Administration officials have said they are targeting about 2,000 people, which would yield about 200 arrests based on previous crackdowns. Trump has said on Twitter that his agents plan to arrest millions of immigrants in the country illegally.

It is highly unusual to announce an enforcement sting before it begins. The president postponed the effort once before after a phone call with House Speaker Nancy Pelosi, but immigration officials said it was also due in part to law enforcement concerns over officer safety because details had leaked.

But they're pressing ahead with this one, even though the president and other administration officials have discussed the long-planned family operation for months.

"Nothing to be secret about," Trump said. "If the word gets out, it gets out because hundreds of people know about it."

The operation will target entire families that have been ordered removed, but some family may be separated if some members are in the country legally.

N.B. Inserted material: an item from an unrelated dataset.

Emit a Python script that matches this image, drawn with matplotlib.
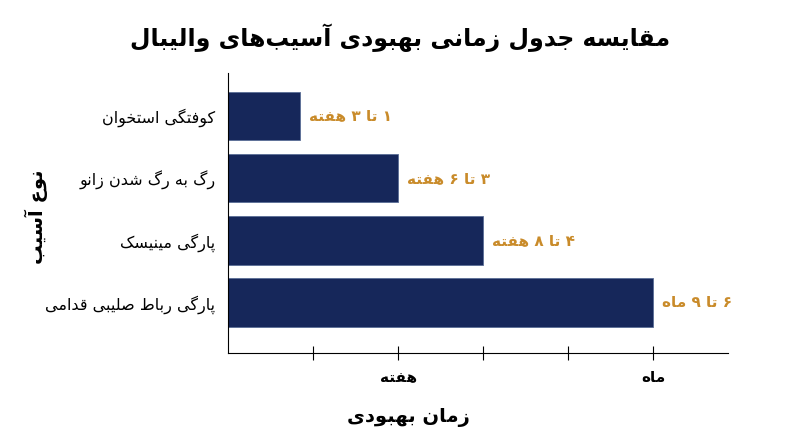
import matplotlib
matplotlib.use("Agg")
import matplotlib.pyplot as plt

# --- datos ---
injuries = ["کوفتگی استخوان", "رگ به رگ شدن زانو", "پارگی مینیسک", "پارگی رباط صلیبی قدامی"]
recovery = [0.85, 2.0, 3.0, 5.0]
ranges = ["۱ تا ۳ هفته", "۳ تا ۶ هفته", "۴ تا ۸ هفته", "۶ تا ۹ ماه"]
tick_pos = [1, 2, 3, 4, 5]
tick_labels = ["", "هفته", "", "", "ماه"]
title = "مقایسه جدول زمانی بهبودی آسیب\u200cهای والیبال"
xlabel = "زمان بهبودی"
ylabel = "نوع آسیب"

# formas de presentacion: aislada, final, inicial, media
FORMS = {
    '\u0627': ('\uFE8D', '\uFE8E', None, None),
    '\u0622': ('\uFE81', '\uFE82', None, None),
    '\u0628': ('\uFE8F', '\uFE90', '\uFE91', '\uFE92'),
    '\u067E': ('\uFB56', '\uFB57', '\uFB58', '\uFB59'),
    '\u062A': ('\uFE95', '\uFE96', '\uFE97', '\uFE98'),
    '\u062B': ('\uFE99', '\uFE9A', '\uFE9B', '\uFE9C'),
    '\u062C': ('\uFE9D', '\uFE9E', '\uFE9F', '\uFEA0'),
    '\u0686': ('\uFB7A', '\uFB7B', '\uFB7C', '\uFB7D'),
    '\u062D': ('\uFEA1', '\uFEA2', '\uFEA3', '\uFEA4'),
    '\u062E': ('\uFEA5', '\uFEA6', '\uFEA7', '\uFEA8'),
    '\u062F': ('\uFEA9', '\uFEAA', None, None),
    '\u0630': ('\uFEAB', '\uFEAC', None, None),
    '\u0631': ('\uFEAD', '\uFEAE', None, None),
    '\u0632': ('\uFEAF', '\uFEB0', None, None),
    '\u0698': ('\uFB8A', '\uFB8B', None, None),
    '\u0633': ('\uFEB1', '\uFEB2', '\uFEB3', '\uFEB4'),
    '\u0634': ('\uFEB5', '\uFEB6', '\uFEB7', '\uFEB8'),
    '\u0635': ('\uFEB9', '\uFEBA', '\uFEBB', '\uFEBC'),
    '\u0636': ('\uFEBD', '\uFEBE', '\uFEBF', '\uFEC0'),
    '\u0637': ('\uFEC1', '\uFEC2', '\uFEC3', '\uFEC4'),
    '\u0638': ('\uFEC5', '\uFEC6', '\uFEC7', '\uFEC8'),
    '\u0639': ('\uFEC9', '\uFECA', '\uFECB', '\uFECC'),
    '\u063A': ('\uFECD', '\uFECE', '\uFECF', '\uFED0'),
    '\u0641': ('\uFED1', '\uFED2', '\uFED3', '\uFED4'),
    '\u0642': ('\uFED5', '\uFED6', '\uFED7', '\uFED8'),
    '\u06A9': ('\uFB8E', '\uFB8F', '\uFB90', '\uFB91'),
    '\u06AF': ('\uFB92', '\uFB93', '\uFB94', '\uFB95'),
    '\u0644': ('\uFEDD', '\uFEDE', '\uFEDF', '\uFEE0'),
    '\u0645': ('\uFEE1', '\uFEE2', '\uFEE3', '\uFEE4'),
    '\u0646': ('\uFEE5', '\uFEE6', '\uFEE7', '\uFEE8'),
    '\u0648': ('\uFEED', '\uFEEE', None, None),
    '\u0647': ('\uFEE9', '\uFEEA', '\uFEEB', '\uFEEC'),
    '\u06CC': ('\uFBFC', '\uFBFD', '\uFBFE', '\uFBFF'),
}


def fa(text):
    # une las letras y da la vuelta (matplotlib no hace RTL)
    out = []
    for i, c in enumerate(text):
        if c not in FORMS:
            if c != '\u200c':
                out.append(c)
            continue
        prev = text[i - 1] if i > 0 else None
        nxt = text[i + 1] if i + 1 < len(text) else None
        jp = prev in FORMS and FORMS[prev][2] is not None
        jn = nxt in FORMS and FORMS[c][2] is not None
        iso, fin, ini, med = FORMS[c]
        if jp and jn:
            out.append(med)
        elif jp:
            out.append(fin)
        elif jn:
            out.append(ini)
        else:
            out.append(iso)
    return ''.join(reversed(out))


plt.rcParams['font.family'] = ['DejaVu Sans']

fig = plt.figure(figsize=(8, 4.47), dpi=100)
ax = fig.add_axes([0.285, 0.2103, 0.625, 0.6264])

ypos = [3, 2, 1, 0]
ax.barh(ypos, recovery, height=0.78, color='#16275a', edgecolor='#5a6d96', linewidth=0.6)

for y, v, r in zip(ypos, recovery, ranges):
    ax.text(v + 0.1, y, fa(r), ha='left', va='center', fontsize=11,
            fontweight='bold', color='#c98b2a')

ax.set_xlim(0, 5.88)
ax.set_ylim(-0.81, 3.69)
ax.set_yticks(ypos)
ax.set_yticklabels([fa(s) for s in injuries], fontsize=11.5)
ax.tick_params(axis='y', length=0, pad=9)
ax.set_xticks(tick_pos)
ax.set_xticklabels([fa(s) for s in tick_labels], fontsize=11, fontweight='bold')
ax.tick_params(axis='x', direction='inout', length=10, width=0.8, pad=7)

for s in ['top', 'right']:
    ax.spines[s].set_visible(False)
ax.spines['left'].set_linewidth(0.8)
ax.spines['bottom'].set_linewidth(0.8)

ax.set_xlabel(fa(xlabel), fontsize=14, fontweight='bold')
ax.xaxis.set_label_coords(0.36, -0.195)
ax.set_ylabel(fa(ylabel), fontsize=14, fontweight='bold')
ax.yaxis.set_label_coords(-0.36, 0.485)
fig.text(0.5, 0.915, fa(title), ha='center', va='center', fontsize=17, fontweight='bold')

fig.savefig("out.png", dpi=100)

Albence gave a hypothetical example of a father and child in the U.S. illegally but a mother who isn't

"If the mother wants to return voluntarily on her own with the family, she'll have an opportunity to do so," he said.

Families may be temporarily housed in hotels until they can be transferred to a detention center or deported. Marriott said it would not allow ICE to use its hotels for holding immigrants.

If ICE runs out of space, it may be forced to separate some family members, Albence said. The government has limited space in its family detention centers in Texas and Pennsylvania.

"If hotels or other places do not want to allow us to utilize that, it's almost forcing us into a situation where we're going to have to take one of the parents and put them in custody and separate them from the rest of their families," he said.

Meanwhile, activists ramped up efforts to prepare by circulating information about hotlines and planning public demonstrations. Vigils outside of detention centers and hundreds of other locations nationwide were set for Friday evening, to be followed by protests Saturday in Miami and Chicago.